Monolingual speakers may be amazed at how much poems change in translation because in some sense they are not perfectly translatable. The poet is sometimes playing intentionally with the multiple meanings of a word in one language, for example.. But in the translated language the word has different implications. How do you translate it then?
posted by vacapinta at 11:49 AM on October 6, 2011


Ezra Pound's translations of Chinese classical poetry are as absolutely brilliant as they are "wrong" in a linguistic sense.
posted by bardic at 12:00 PM on October 6, 2011


I was struck by how much of it is bent on trying to reinterpret the poem, instead of trying to give an accurate translation.

While studying Rilke in graduate school, this was the impression I got when reading through many different translations of some of his best known poems.

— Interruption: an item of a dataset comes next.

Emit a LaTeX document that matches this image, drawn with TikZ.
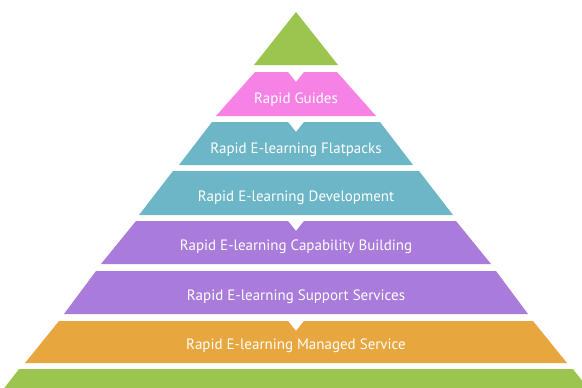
\documentclass[tikz,border=0pt]{standalone}
\usepackage{fontspec}
\setmainfont{PT Sans}
\usepackage{xcolor}
\definecolor{tipgreen}{HTML}{9CC54F}
\definecolor{guidepink}{HTML}{F582E4}
\definecolor{packteal}{HTML}{6CB6C7}
\definecolor{buildpurple}{HTML}{A97BDA}
\definecolor{serviceorange}{HTML}{E8A63F}

\begin{document}
\begin{tikzpicture}[x=1pt,y=-1pt]
	\tikzstyle{every node}+=[inner sep=0pt, text=white, font=\fontsize{15}{17}\selectfont]
	\clip (0,0) rectangle (582,388);
	\fill [white] (0,0) rectangle (582,388);
	% top of the pyramid
	\fill [tipgreen] (296,12) -- (338,65) -- (254,65) -- cycle;
	% layers, with a notch where a new block starts
	\fill [guidepink] (255,72) -- (288,72) -- (296,82) -- (304,72) -- (337,72) -- (376,116) -- (216,116) -- cycle;
	\draw (296,100) node (guides) {Rapid Guides};
	\fill [packteal] (212,122) -- (288,122) -- (296,132) -- (304,122) -- (380,122) -- (413,165) -- (179,165) -- cycle;
	\draw (296,149.5) node (flatpacks) {Rapid E-learning Flatpacks};
	\fill [packteal] (173,171) -- (419,171) -- (453,215) -- (139,215) -- cycle;
	\draw (296,198) node (development) {Rapid E-learning Development};
	\fill [buildpurple] (136,221) -- (288,221) -- (296,231) -- (304,221) -- (456,221) -- (491,264) -- (101,264) -- cycle;
	\draw (296,247) node (capability) {Rapid E-learning Capability Building};
	\fill [buildpurple] (96,271) -- (496,271) -- (528,314) -- (64,314) -- cycle;
	\draw (296,297) node (support) {Rapid E-learning Support Services};
	\fill [serviceorange] (59,321) -- (288,321) -- (296,331) -- (304,321) -- (533,321) -- (567,363) -- (25,363) -- cycle;
	\draw (296,346) node (managed) {Rapid E-learning Managed Service};
	% base
	\fill [tipgreen] (19,369) -- (573,369) -- (590,391) -- (2,391) -- cycle;
\end{tikzpicture}
\end{document}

It really pissed me off, feeling like their goal was to make the best poem of their own loosely based on the original.
posted by aught at 12:07 PM on October 6, 2011


Pessoa is one of the most vexing and fascinating writers I've ever come across. Thanks for this.
posted by mykescipark at 12:26 PM on October 6, 2011 [1 favorite]

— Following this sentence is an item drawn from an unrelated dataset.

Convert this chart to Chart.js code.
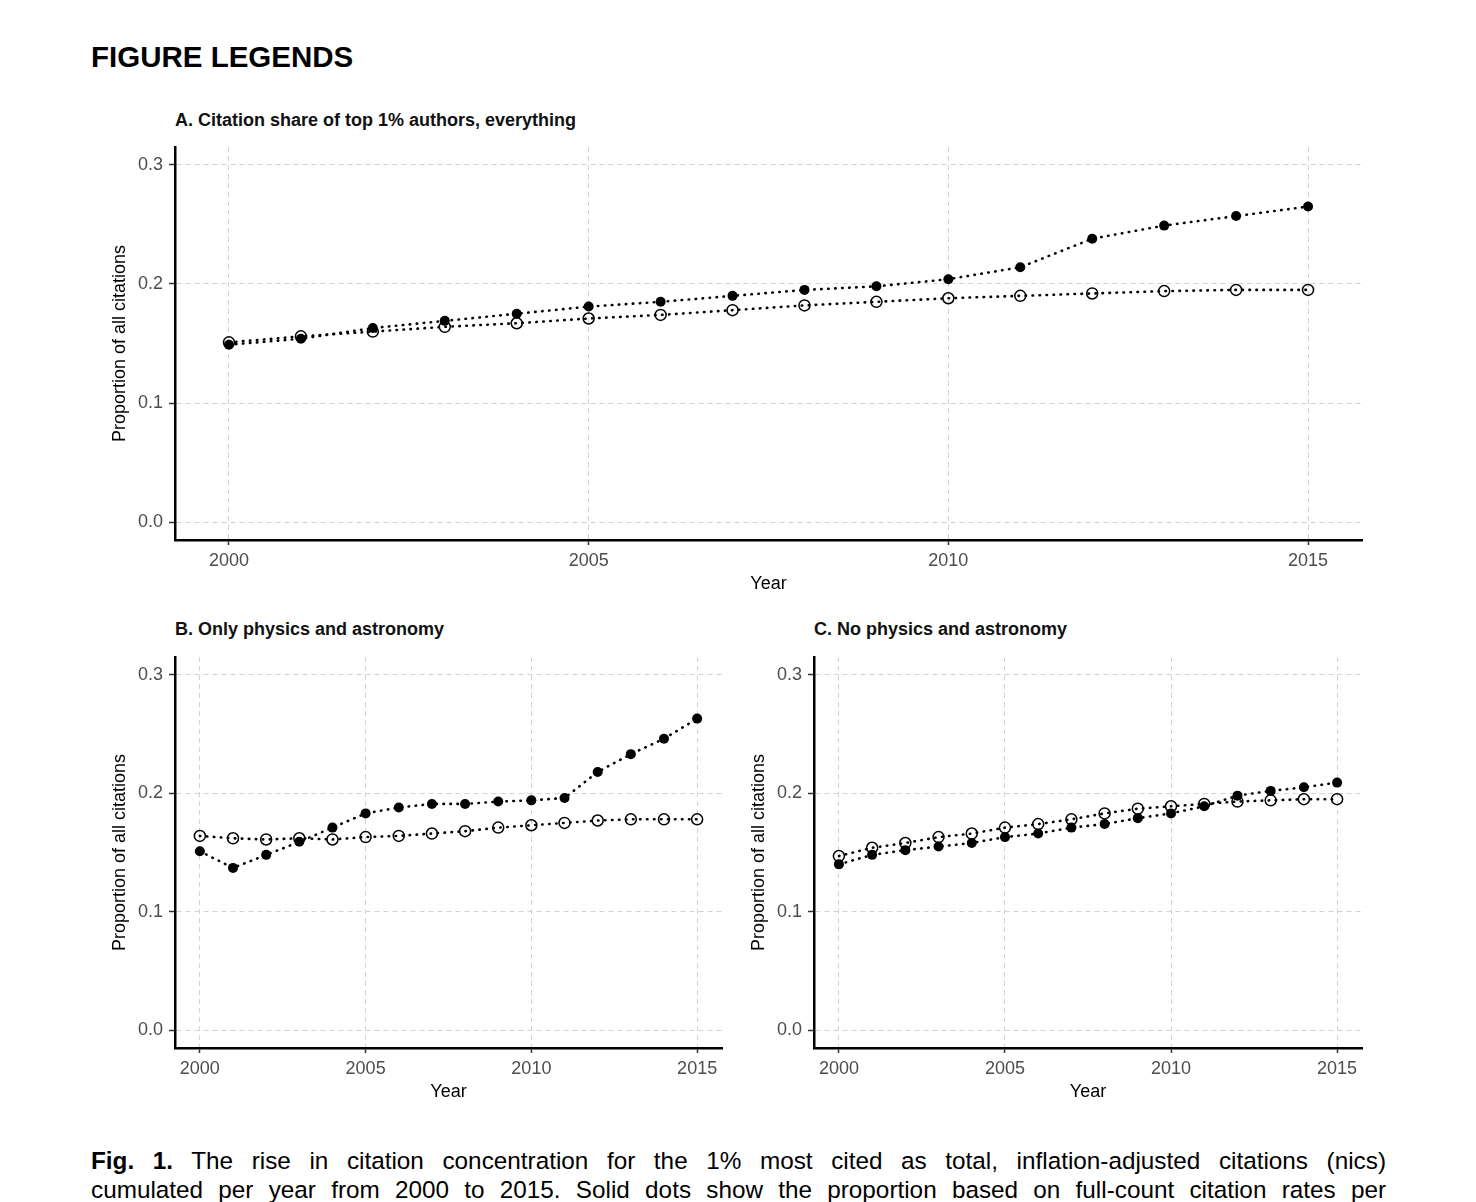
<!DOCTYPE html>
<html>
<head>
<meta charset="utf-8">
<script src="https://cdn.jsdelivr.net/npm/chart.js@4.4.1/dist/chart.umd.min.js"></script>
<style>
  body { margin: 0; background: #fff; font-family: 'Liberation Sans', Arial, sans-serif; }
  .abs { position: absolute; }
  #pagehead { left: 91px; top: 42px; font-size: 29.5px; line-height: 29px; font-weight: bold; }
  .ptitle { font-size: 18px; line-height: 18px; font-weight: bold; color: #111; }
  .cap { left: 91px; width: 1295px; font-size: 24.3px; line-height: 29px; text-align: justify; text-align-last: justify; }
  canvas { position: absolute; }
</style>
</head>
<body>
<div id="pagehead" class="abs">FIGURE LEGENDS</div>

<div class="abs ptitle" style="left:175px; top:111px;">A. Citation share of top 1% authors, everything</div>
<div class="abs ptitle" style="left:175px; top:620px;">B. Only physics and astronomy</div>
<div class="abs ptitle" style="left:814px; top:620px;">C. No physics and astronomy</div>

<canvas id="grafA" style="left:100px; top:140px;"></canvas>
<canvas id="grafB" style="left:100px; top:650px;"></canvas>
<canvas id="grafC" style="left:739px; top:650px;"></canvas>

<div class="abs cap" style="top:1146px;"><b>Fig. 1.</b> The rise in citation concentration for the 1% most cited as total, inflation-adjusted citations (nics)</div>
<div class="abs cap" style="top:1175px;">cumulated per year from 2000 to 2015. Solid dots show the proportion based on full-count citation rates per</div>

<script>
// Dados
const anos = [2000, 2001, 2002, 2003, 2004, 2005, 2006, 2007, 2008, 2009, 2010, 2011, 2012, 2013, 2014, 2015];
const ticksAno = [2000, 2005, 2010, 2015];
const ticksProp = [0.0, 0.1, 0.2, 0.3];

// A. tudo
const cheiosA = [0.149, 0.154, 0.163, 0.169, 0.175, 0.181, 0.185, 0.190, 0.195, 0.198, 0.204, 0.214, 0.238, 0.249, 0.257, 0.265];
const vaziosA = [0.151, 0.156, 0.160, 0.164, 0.167, 0.171, 0.174, 0.178, 0.182, 0.185, 0.188, 0.190, 0.192, 0.194, 0.195, 0.195];
// B. só física e astronomia
const cheiosB = [0.151, 0.137, 0.148, 0.159, 0.171, 0.183, 0.188, 0.191, 0.191, 0.193, 0.194, 0.196, 0.218, 0.233, 0.246, 0.263];
const vaziosB = [0.164, 0.162, 0.161, 0.162, 0.161, 0.163, 0.164, 0.166, 0.168, 0.171, 0.173, 0.175, 0.177, 0.178, 0.178, 0.178];
// C. sem física e astronomia
const cheiosC = [0.140, 0.148, 0.152, 0.155, 0.158, 0.163, 0.166, 0.171, 0.174, 0.179, 0.183, 0.189, 0.198, 0.202, 0.205, 0.209];
const vaziosC = [0.147, 0.154, 0.158, 0.163, 0.166, 0.171, 0.174, 0.178, 0.183, 0.187, 0.189, 0.191, 0.193, 0.194, 0.195, 0.195];

Chart.defaults.font.family = "'Liberation Sans', Arial, sans-serif";
Chart.defaults.animation = false;

const pontos = vals => anos.map((a, i) => ({ x: a, y: vals[i] }));

function criarGrafico(id, largura, altura, padDireita, cheios, vazios) {
    const cv = document.getElementById(id);
    cv.width = largura; cv.height = altura;
    cv.style.width = largura + 'px'; cv.style.height = altura + 'px';

    const linha = { borderColor: '#000', borderWidth: 2.6, borderDash: [0.5, 6.5], borderCapStyle: 'round', tension: 0, clip: false };

    return new Chart(cv, {
        type: 'line',
        data: {
            datasets: [
                { ...linha, data: pontos(cheios), pointRadius: 5, pointBackgroundColor: '#000', pointBorderColor: '#000', pointBorderWidth: 0 },
                { ...linha, data: pontos(vazios), pointRadius: 5.5, pointBackgroundColor: 'rgba(0,0,0,0)', pointBorderColor: '#000', pointBorderWidth: 1.5 }
            ]
        },
        options: {
            responsive: false,
            layout: { padding: { top: 3, left: 0, right: padDireita, bottom: 0 } },
            plugins: { legend: { display: false }, tooltip: { enabled: false } },
            scales: {
                x: {
                    type: 'linear', min: 1999.25, max: 2015.75,
                    afterBuildTicks: s => { s.ticks = ticksAno.map(v => ({ value: v })); },
                    afterFit: s => { s.height = 55; s.paddingLeft = 0; s.paddingRight = 0; },
                    grid: { color: '#d3d3d3', lineWidth: 1, tickColor: '#333', tickWidth: 1.5, tickLength: 5 },
                    border: { display: true, color: '#000', width: 2.5, dash: [5, 4] },
                    ticks: { color: '#4d4d4d', font: { size: 18 }, padding: 5, maxRotation: 0, callback: v => String(v) },
                    title: { display: true, text: 'Year', color: '#000', font: { size: 18 }, padding: { top: 0, bottom: 0 } }
                },
                y: {
                    min: -0.015, max: 0.315,
                    afterBuildTicks: s => { s.ticks = ticksProp.map(v => ({ value: v })); },
                    afterFit: s => { s.width = 75; s.paddingTop = 0; s.paddingBottom = 0; },
                    grid: { color: '#d3d3d3', lineWidth: 1, tickColor: '#333', tickWidth: 1.5, tickLength: 6 },
                    border: { display: true, color: '#000', width: 2.5, dash: [5, 4] },
                    ticks: { color: '#4d4d4d', font: { size: 18 }, padding: 6, callback: v => v.toFixed(1) },
                    title: { display: true, text: 'Proportion of all citations', color: '#000', font: { size: 18 }, padding: { top: 9, bottom: 0 } }
                }
            }
        }
    });
}

criarGrafico('grafA', 1300, 455, 38, cheiosA, vaziosA);
criarGrafico('grafB', 640, 453, 18, cheiosB, vaziosB);
criarGrafico('grafC', 640, 453, 17, cheiosC, vaziosC);
</script>
</body>
</html>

to make the best poem of their own loosely based on the original

But isn't it a legitimate goal for a translator of poetry to write a good poem in the target language? That's what's so fantastic about this mini-site, exactly: that it gets straight to the heart of the perpetual, unresolvable poetry-in-translation problem. Perfect "accuracy" in reproducing a poem in another language is always impossible to achieve, because fidelity to one linguistic effect implies destruction of another. Even by themselves, all the different choices for fingir here are fantastically interesting — particularly because that seems to be the Pessoan word for what the translators are doing to the poem, just as it's the word for what the poet did before them.
posted by RogerB at 12:26 PM on October 6, 2011


But translation is always interpretation. As vacapinta says an actual translation is impossible; because of the differences between languages the goal has to be recreation rather than reproduction. And as fun and useful as I find this site to be, being able to flip through different translations side by side really drives home the point that you will always be at a remove from a poet whose language you dont share. Of course, as bardic points out, great beauty can come from that distance, but you're never going to erase it.
posted by villanelles at dawn at 12:27 PM on October 6, 2011


"But isn't it a legitimate goal for a translator of poetry to write a good poem in the target language?"

This is what Walter Benjaim thought.
posted by bardic at 9:11 PM on October 6, 2011


See also Antinous for other English work of Pessoa.

I find Pessoa to be a prime counter-example against the argument that anonymity or pseudonymity are inherently bad.